>> begin

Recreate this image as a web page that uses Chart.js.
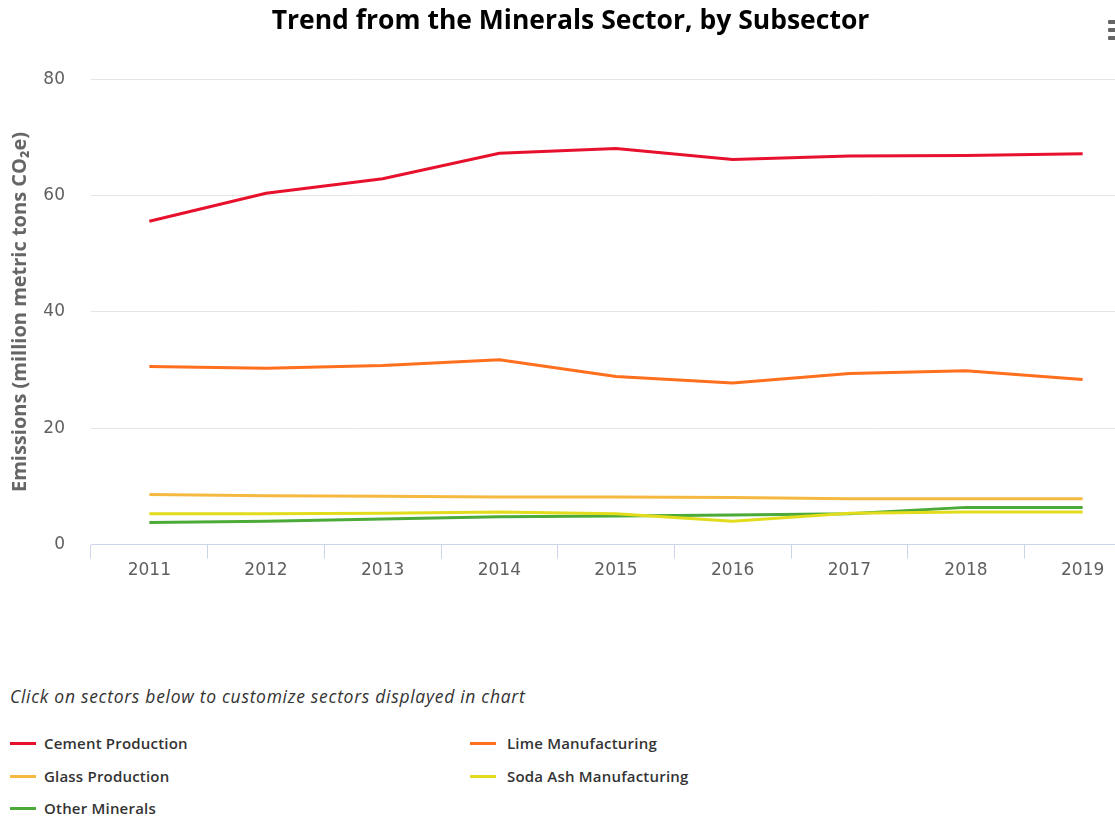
<!DOCTYPE html>
<html>
<head>
<meta charset="utf-8">
<script src="https://cdn.jsdelivr.net/npm/chart.js@4/dist/chart.umd.min.js"></script>
<style>
  html, body { margin: 0; padding: 0; overflow: hidden; background: #fff; width: 1115px; height: 818px; }
  #wrap { position: absolute; left: 0; top: 0; width: 1141px; height: 600px; }
  #menu { position: absolute; left: 1108px; top: 20px; width: 14px; }
  #menu div { height: 4px; background: #666; margin-bottom: 4px; border-radius: 1px; }
  #note { position: absolute; left: 10px; top: 684px; font: italic 17.5px "Open Sans", sans-serif; letter-spacing: 0.7px; color: #333; }
  #legend { position: absolute; left: 10px; top: 730px; width: 1000px; }
  .item { position: absolute; font: 600 15px "Open Sans", sans-serif; letter-spacing: 0.2px; color: #333; white-space: nowrap; line-height: 26px; }
  .sym { position: absolute; left: 0; top: 12px; width: 26px; height: 3px; }
  .lbl { position: absolute; left: 34px; top: 0; }
</style>
</head>
<body>
<div id="wrap"><canvas id="c"></canvas></div>
<div id="menu"><div></div><div></div><div></div></div>
<div id="note">Click on sectors below to customize sectors displayed in chart</div>
<div id="legend"></div>
<script>
const years = ['2011','2012','2013','2014','2015','2016','2017','2018','2019'];
const seriesNames = ['Cement Production','Lime Manufacturing','Glass Production','Soda Ash Manufacturing','Other Minerals'];
const cement  = [55.6, 60.4, 62.9, 67.3, 68.1, 66.2, 66.8, 66.9, 67.2];
const lime    = [30.6, 30.3, 30.8, 31.8, 28.9, 27.8, 29.4, 29.9, 28.4];
const glass   = [8.6, 8.4, 8.3, 8.2, 8.2, 8.1, 7.9, 7.9, 7.9];
const sodaAsh = [5.3, 5.3, 5.4, 5.6, 5.3, 4.0, 5.4, 5.6, 5.6];
const other   = [3.8, 4.0, 4.4, 4.8, 4.9, 5.1, 5.3, 6.4, 6.4];
const yTicks  = [0, 20, 40, 60, 80];
const colors  = ['#e8112d', '#ff6f1e', '#f5b942', '#e2dc1c', '#4cab38'];

const values = [cement, lime, glass, sodaAsh, other];
const datasets = seriesNames.map((n, i) => ({
  label: n, data: values[i], borderColor: colors[i], backgroundColor: colors[i],
  borderWidth: 3, pointRadius: 0, pointHoverRadius: 0, tension: 0, fill: false
}));

new Chart(document.getElementById('c'), {
  type: 'line',
  data: { labels: years, datasets },
  options: {
    responsive: true, maintainAspectRatio: false, animation: false,
    layout: { padding: { left: 0, right: 0, top: 0, bottom: 17 } },
    plugins: {
      legend: { display: false },
      tooltip: { enabled: false },
      title: {
        display: true, text: 'Trend from the Minerals Sector, by Subsector',
        color: '#000', font: { family: '"Open Sans", sans-serif', size: 26.5, weight: 'bold' },
        padding: { top: 6, bottom: 41.5 }
      }
    },
    scales: {
      x: {
        offset: true,
        grid: { offset: true, drawOnChartArea: false, drawTicks: true, tickLength: 14, color: '#ccd6eb' },
        border: { color: '#ccd6eb', width: 1 },
        ticks: { color: '#606060', padding: 2, font: { family: '"DejaVu Sans", sans-serif', size: 17 }, maxRotation: 0 }
      },
      y: {
        min: 0, max: 80,
        afterBuildTicks: s => { s.ticks = yTicks.map(v => ({ value: v })); },
        afterFit: s => { s.width = 91; },
        grid: { color: '#e6e6e6', drawTicks: false },
        border: { display: false },
        ticks: { color: '#606060', padding: 26, font: { family: '"DejaVu Sans", sans-serif', size: 17 } },
        title: {
          display: true, text: 'Emissions (million metric tons CO₂e)',
          color: '#666', font: { family: '"Open Sans", sans-serif', size: 20, weight: 'bold' },
          padding: { top: 8, bottom: 0 }
        }
      }
    }
  }
});

const leg = document.getElementById('legend');
seriesNames.forEach((n, i) => {
  const it = document.createElement('div');
  it.className = 'item';
  it.style.left = (i % 2 === 0 ? 0 : 460) + 'px';
  it.style.top = (Math.floor(i / 2) * 32.7) + 'px';
  it.innerHTML = '<div class="sym" style="background:' + colors[i] + '"></div><span class="lbl"></span>';
  it.querySelector('.lbl').textContent = n;
  if (i % 2 === 1) it.querySelector('.lbl').style.left = '37px';
  leg.appendChild(it);
});
</script>
</body>
</html>
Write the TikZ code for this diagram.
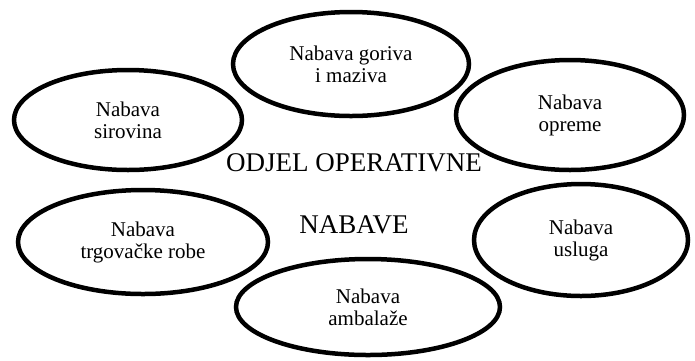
\documentclass[tikz,border=0pt]{standalone}
\usepackage{fontspec}
\setmainfont{Liberation Serif}
\usetikzlibrary{shapes.geometric}

\begin{document}
\begin{tikzpicture}[
  x=1pt, y=-1pt,
  oval/.style={draw, ellipse, line width=4.5pt, inner sep=0pt, align=center,
    font=\fontsize{21}{22}\selectfont},
  title/.style={align=center, font=\fontsize{27}{62}\selectfont}
]
\useasboundingbox (0,0) rectangle (695,360);
\node[oval, minimum width=236, minimum height=104] (gorivo) at (351,64) {Nabava goriva\\i maziva};
\node[oval, minimum width=228, minimum height=100] (sirovina) at (128,120) {Nabava\\sirovina};
\node[oval, minimum width=228, minimum height=110] (oprema) at (570,115) {Nabava\\opreme};
\node[oval, minimum width=250, minimum height=104] (roba) at (143,242) {Nabava\\trgovačke robe};
\node[oval, minimum width=214, minimum height=112] (usluge) at (581,240) {Nabava\\usluga};
\node[oval, minimum width=264, minimum height=96] (ambalaza) at (368,307) {Nabava\\ambalaže};
\node[title] (odjel) at (354,194) {ODJEL OPERATIVNE\\NABAVE};
\end{tikzpicture}
\end{document}
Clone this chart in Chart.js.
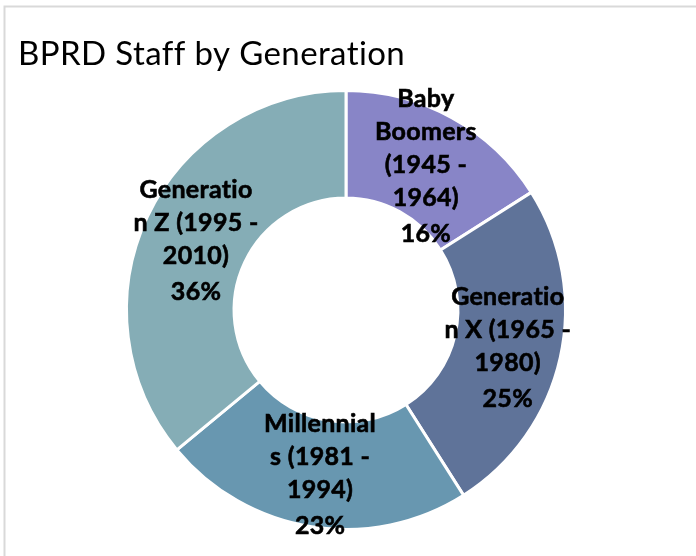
<!DOCTYPE html>
<html>
<head>
<meta charset="utf-8">
<script src="https://cdn.jsdelivr.net/npm/chart.js@4.4.0/dist/chart.umd.min.js"></script>
<style>
  html, body { margin: 0; padding: 0; background: #fff; }
  #wrap { width: 696px; height: 556px; position: relative; }
</style>
</head>
<body>
<div id="wrap"><canvas id="staff-chart" width="696" height="556"></canvas></div>
<script>
var chartTitle = "BPRD Staff by Generation";

var categories = [
  "Baby Boomers (1945 - 1964)",
  "Generation X (1965 - 1980)",
  "Millennials (1981 - 1994)",
  "Generation Z (1995 - 2010)"
];

// how the labels wrap inside each slice
var labelLines = [
  ["Baby", "Boomers", "(1945 -", "1964)"],
  ["Generatio", "n X (1965 -", "1980)"],
  ["Millennial", "s (1981 -", "1994)"],
  ["Generatio", "n Z (1995 -", "2010)"]
];

var shares = [16, 25, 23, 36];

var sliceColors = ['#8885C7', '#5F7399', '#6897B0', '#85ADB6'];

var labelFont = 'bold 25px Lato';

// frame + title like the spreadsheet chart box
var framePlugin = {
  id: 'frame',
  beforeDraw: function(chart) {
    var ctx = chart.ctx;
    ctx.save();
    ctx.fillStyle = '#fff';
    ctx.fillRect(0, 0, chart.width, chart.height);
    ctx.strokeStyle = '#d9d9d9';
    ctx.lineWidth = 2;
    ctx.beginPath();
    ctx.moveTo(4.5, chart.height);
    ctx.lineTo(4.5, 6.5);
    ctx.lineTo(chart.width, 6.5);
    ctx.stroke();
    ctx.fillStyle = '#000';
    ctx.font = '33px Lato';
    ctx.letterSpacing = '0.4px'; // also stops the "ti" ligature
    ctx.textBaseline = 'alphabetic';
    ctx.fillText(chartTitle, 18, 65);
    ctx.restore();
  }
};

var sliceLabels = {
  id: 'sliceLabels',
  afterDatasetsDraw: function(chart) {
    var ctx = chart.ctx;
    var meta = chart.getDatasetMeta(0);
    ctx.save();
    ctx.font = labelFont;
    ctx.letterSpacing = '0.3px';
    ctx.fillStyle = '#000';
    ctx.strokeStyle = '#000';
    ctx.lineWidth = 0.6;
    ctx.textAlign = 'center';
    ctx.textBaseline = 'middle';
    meta.data.forEach(function(arc, i) {
      var pos = arc.tooltipPosition();
      var lines = labelLines[i].concat([shares[i] + '%']);
      var step = 33;
      var top = pos.y - (lines.length - 1) * step / 2;
      lines.forEach(function(txt, j) {
        var extra = (j === lines.length - 1) ? 3 : 0;
        ctx.fillText(txt, pos.x, top + j * step + extra);
        ctx.strokeText(txt, pos.x, top + j * step + extra);
      });
    });
    ctx.restore();
  }
};

var ctx = document.getElementById('staff-chart').getContext('2d');
new Chart(ctx, {
  type: 'doughnut',
  data: {
    labels: categories,
    datasets: [{
      data: shares,
      backgroundColor: sliceColors,
      borderColor: '#fff',
      borderWidth: 3
    }]
  },
  options: {
    responsive: false,
    animation: false,
    cutout: '51%',
    layout: { padding: { top: 89, bottom: 25, left: 125, right: 129 } },
    plugins: {
      legend: { display: false },
      title: { display: false },
      tooltip: { enabled: false }
    }
  },
  plugins: [framePlugin, sliceLabels]
});
</script>
</body>
</html>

>> end

WORK INSTRUCTIONS: In the material above, find each line that contains the word "this", and select it.

ANSWER TO THE EXERCISE:
Recreate this image as a web page that uses Chart.js.
Write the TikZ code for this diagram.
Clone this chart in Chart.js.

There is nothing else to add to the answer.